Charlie Parker on Dial
(Purcell Room, South Bank, Sunday, 17 November 2013. Review by Peter Vacher)
Pianist-arranger Alex Webb is fast cornering the market in clever evocations of past milestones in jazz history. Last time, it was his Café Society show recalling that innovative New York club; here, it was a tightly focussed consideration of a key period in Parker’s recording career, taking us session by session through his years (1946-47) with Ross Russell’s Dial label.
If Bird couldn’t make it, altoist Nathaniel Facey seemed like the next best thing, handling these time-honoured, zippy ensemble parts with aplomb and then embarking on his own variations rather than attempting any replications of Parker’s original solos. And that was the whole idea, for while Sirena Riley’s neatly delivered narration set the scene and a visual backdrop provided context, it was Parker’s enduring creativity that still knocked you for six.

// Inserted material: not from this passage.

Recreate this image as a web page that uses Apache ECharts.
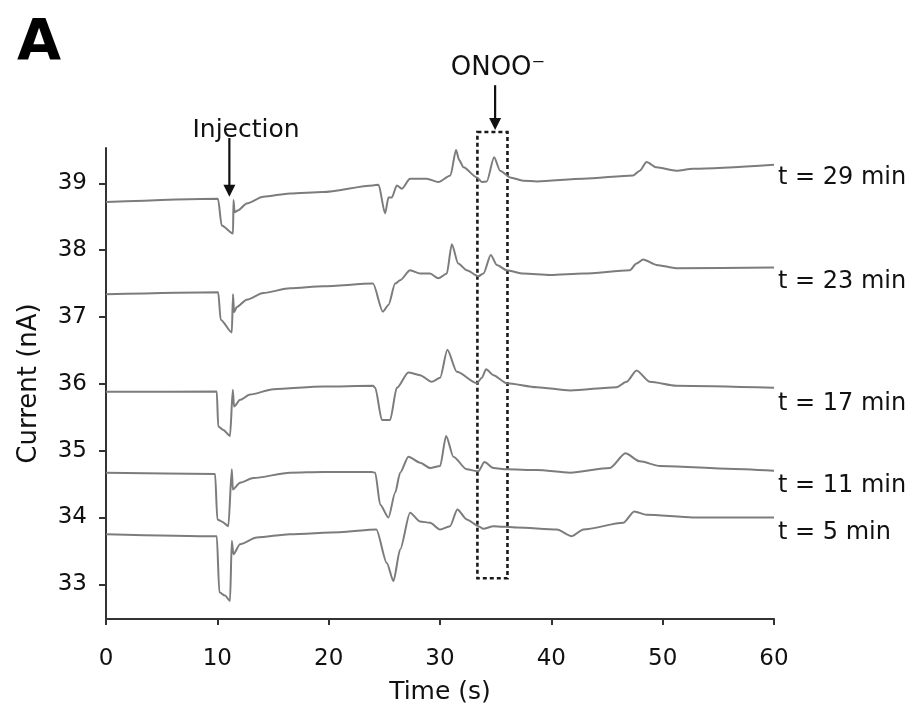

No small task then to recreate this dazzling music, apparently so casually put together at the time. Webb’s men had it down, tight and purposeful, with trumpeter Freddy Gavita up for the task, thoughtful and poised, and Webb himself showing a neat turn at the keyboard while the rhythm team, with drummer Moses Boyd again showing his natural desire to swing, did the business admirably. A history lesson? Yes, but a valuable one and an illuminating experience all round. The Club Eleven pioneer Laurie Morgan once described Parker’s Dial recordings as ‘the finest jazz ever played’. On this showing, he could be right. Good script, good concept, fantastic music – where to next? Music colleges for starters, I’d suggest.